Mean Value Theorem: Derivatives vs. Integrals

Gradually drag point B to the right, counting the unit squares of ice that accumulate in the process. Stop at some point. Divide the ice area you've tallied by the width of the ice block. You have just calculated the _______ ________ of the function over your specified interval.

Drag the "ice" slider all the way to the right, causing it go through the "melting" process and convert into "water." Yes, we're pretending that ice and water have the same density in this metaphor. (Relax, chemistry nerds.) Continuing the metaphor, what does the MVT for Integrals guarantee will occur for at least one location an the specified interval between points A and B?

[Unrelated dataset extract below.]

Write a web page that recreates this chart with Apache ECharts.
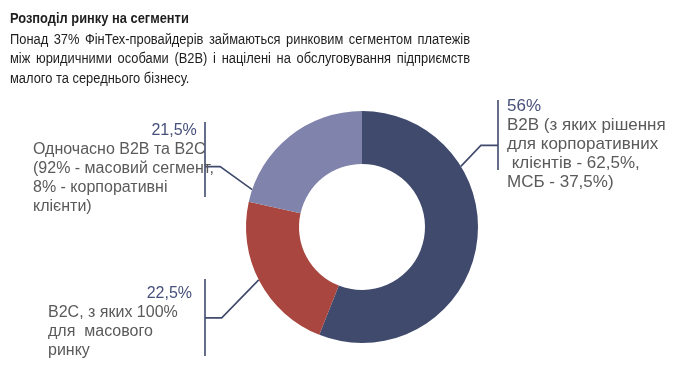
<!DOCTYPE html>
<html><head><meta charset="utf-8">
<script src="https://cdn.jsdelivr.net/npm/echarts@6/dist/echarts.min.js"></script>
<style>html,body{margin:0;padding:0;background:#fff}#c{width:680px;height:371px}</style>
</head><body><div id="c"></div>
<script>
// ---- data ----
const titleText = 'Розподіл ринку на сегменти';
const subtitleLines = [
  'Понад 37% ФінТех-провайдерів займаються ринковим сегментом платежів',
  'між юридичними особами (B2B) і націлені на обслуговування підприємств',
  'малого та середнього бізнесу.'
];
const segmentNames = ['B2B', 'B2C', 'Одночасно B2B та B2C'];
const segmentValues = [56, 22.5, 21.5];
const percentLabels = ['56%', '22,5%', '21,5%'];
const descLines = [
  ['B2B (з яких рішення', 'для корпоративних', ' клієнтів - 62,5%,', 'МСБ - 37,5%)'],
  ['B2C, з яких 100%', 'для  масового', 'ринку'],
  ['Одночасно B2B та B2C', '(92% - масовий сегмент,', '8% - корпоративні', 'клієнти)']
];

// ---- style / layout ----
const colors = ['#3f4a6d', '#a8463f', '#8083ab'];
const lineColor = '#3f4a6d';
const center = [362, 227];
const radii = [63, 116];
const sans = '"Liberation Sans", Arial, sans-serif';
const labelCfg = [
  {anchor: 0.29, elbow: [20, -21], barX: 498, barTop: 100, barBottom: 170, x: 507, top: 97},
  {anchor: 0.51, elbow: [-37, 38], barX: 205, barTop: 279, barBottom: 356, x: 48, top: 284},
  {anchor: 0.08, elbow: [-32, -23], barX: 205, barTop: 122, barBottom: 197, x: 33, top: 121}
];

const total = segmentValues.reduce((a, b) => a + b, 0);
const startFrac = [];
segmentValues.reduce((acc, v, i) => { startFrac[i] = acc; return acc + v / total; }, 0);

const measureCtx = document.createElement('canvas').getContext('2d');
function justifyLine(line, x, y, width, font, sx, isLast) {
  measureCtx.font = font;
  const words = line.split(' ');
  const ws = words.map(w => measureCtx.measureText(w).width * sx);
  const sum = ws.reduce((a, b) => a + b, 0);
  const gap = isLast ? measureCtx.measureText(' ').width * sx : (width - sum) / (words.length - 1);
  let cx = x;
  return words.map((w, i) => {
    const el = {type: 'text', x: cx, y: y, scaleX: sx, style: {text: w, font: font, fill: '#1e1e1e', textVerticalAlign: 'middle'}};
    cx += ws[i] + gap;
    return el;
  });
}

const textScale = 0.92;
const subFont = '14px ' + sans;
let graphics = [{type: 'text', x: 10, y: 19, scaleX: 0.83, style: {text: titleText, font: 'bold 15.5px ' + sans, fill: '#1e1e1e', textVerticalAlign: 'middle'}}];
subtitleLines.forEach((l, i) => {
  graphics = graphics.concat(justifyLine(l, 10, 40 + i * 19.5, 460, subFont, textScale, i === subtitleLines.length - 1));
});

const chart = echarts.init(document.getElementById('c'));
chart.setOption({
  animation: false,
  graphic: graphics,
  series: [{
    type: 'pie',
    center: center,
    radius: radii,
    startAngle: 90,
    clockwise: true,
    avoidLabelOverlap: false,
    itemStyle: {borderWidth: 0},
    data: segmentNames.map((n, i) => ({name: n, value: segmentValues[i], itemStyle: {color: colors[i]}})),
    label: {
      show: true,
      position: 'outside',
      formatter: p => {
        const i = p.dataIndex;
        const pStyle = 'p' + i;
        const tStyle = i === 0 ? 'tr' : 't';
        return ['{' + pStyle + '|' + percentLabels[i] + '}'].concat(descLines[i].map(t => '{' + tStyle + '|' + t + '}')).join('\n');
      },
      rich: {
        p0: {color: '#46507a', fontSize: 17, lineHeight: 19, fontFamily: sans},
        p1: {color: '#46507a', fontSize: 16, lineHeight: 19, fontFamily: sans, align: 'right', width: 144},
        p2: {color: '#46507a', fontSize: 16, lineHeight: 19, fontFamily: sans, align: 'right', padding: [0, 17, 0, 0]},
        t: {color: '#5a5a5a', fontSize: 16, lineHeight: 19, fontFamily: sans},
        tr: {color: '#5a5a5a', fontSize: 17, lineHeight: 19, fontFamily: sans}
      }
    },
    labelLine: {show: true, smooth: false, lineStyle: {color: lineColor, width: 1.6}},
    labelLayout: params => {
      const i = params.dataIndex;
      const c = labelCfg[i];
      const frac = startFrac[i] + c.anchor * segmentValues[i] / total;
      const a = frac * Math.PI * 2;
      const sx = center[0] + radii[1] * Math.sin(a);
      const sy = center[1] - radii[1] * Math.cos(a);
      const ex = sx + c.elbow[0], ey = sy + c.elbow[1];
      return {
        x: c.x, y: c.top, align: 'left', verticalAlign: 'top',
        labelLinePoints: [[sx, sy], [ex, ey], [c.barX, ey], [c.barX, c.barTop], [c.barX, c.barBottom]]
      };
    }
  }]
});
</script>
</body></html>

Turning our attention to the F graph, turn on the "tangent & secant" checkbox. An unlabeled point appears on the F curve. Drag that point to a location on the F curve that satisfies the MVT for Derivatives. What does the Theorem guarantee at this particular point?

Tangent line: At the same x-value(s) where you just dragged the unlabeled point on F(t) to satisfy the MVT for Derivatives, follow the vertical line that passes through that point back to the block of ice f(x). What of significance do you observe at that location on the ice?

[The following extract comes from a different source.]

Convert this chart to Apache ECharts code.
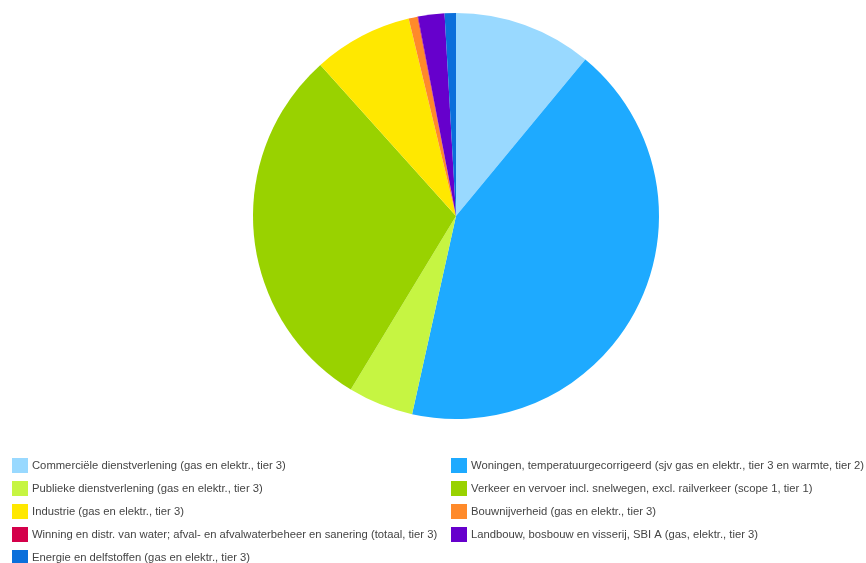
<!DOCTYPE html>
<html><head><meta charset="utf-8">
<script src="https://cdn.jsdelivr.net/npm/echarts@6/dist/echarts.min.js"></script>
<style>html,body{margin:0;padding:0;background:#fff}#c{width:866px;height:563px}</style>
</head><body><div id="c"></div>
<script>
const categories = [
  "Commerciële dienstverlening (gas en elektr., tier 3)",
  "Woningen, temperatuurgecorrigeerd (sjv gas en elektr., tier 3 en warmte, tier 2)",
  "Publieke dienstverlening (gas en elektr., tier 3)",
  "Verkeer en vervoer incl. snelwegen, excl. railverkeer (scope 1, tier 1)",
  "Industrie (gas en elektr., tier 3)",
  "Bouwnijverheid (gas en elektr., tier 3)",
  "Winning en distr. van water; afval- en afvalwaterbeheer en sanering (totaal, tier 3)",
  "Landbouw, bosbouw en visserij, SBI A (gas, elektr., tier 3)",
  "Energie en delfstoffen (gas en elektr., tier 3)"
];
const values = [11.0, 42.5, 5.2, 29.7, 7.9, 0.7, 0.05, 2.1, 0.9];
const colors = ["#99d9ff", "#1eaaff", "#c6f542", "#99d200", "#ffe800", "#ff8a2a", "#d4004a", "#6600cc", "#0a6fdb"];

const leftLegend = [0, 2, 4, 6, 8].map(i => categories[i]);
const rightLegend = [1, 3, 5, 7].map(i => categories[i]);

const legendBase = {
  orient: 'vertical', icon: 'rect', itemWidth: 16, itemHeight: 15, itemGap: 8,
  padding: 0, height: 200, selectedMode: false,
  textStyle: { fontFamily: 'Liberation Sans, Arial, sans-serif', fontSize: 11.25, color: '#444', padding: [0, 0, 0, -1] }
};

const chart = echarts.init(document.getElementById('c'), null, { renderer: 'canvas' });
chart.setOption({
  animation: false,
  color: colors,
  legend: [
    Object.assign({}, legendBase, { left: 12, top: 458, data: leftLegend }),
    Object.assign({}, legendBase, { left: 451, top: 458, data: rightLegend })
  ],
  series: [{
    type: 'pie',
    center: [456, 216],
    radius: 203,
    startAngle: 90,
    clockwise: true,
    label: { show: false },
    labelLine: { show: false },
    itemStyle: { borderWidth: 0 },
    emphasis: { disabled: true },
    data: categories.map((n, i) => ({ name: n, value: values[i] }))
  }]
});
</script></body></html>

Secant line: Compute the slope of the secant line for F(t) on the interval between points A and B. How does this slope connect to the block of ice f(x)?

With the "tangent & secant" checkbox still on, drag the unlabeled point back and forth along the differentiable F(t) curve. What is noteworthy about the slope of the line tangent to F(t) at the unlabeled point?

For most of this discussion we've been treating the position of point A as constant. Nonetheless, drag A left or right to a new position. While you drag A left/right: What happens to the graph of the accumulating function F(t) as you do so? How is the derivative of F(t) affected?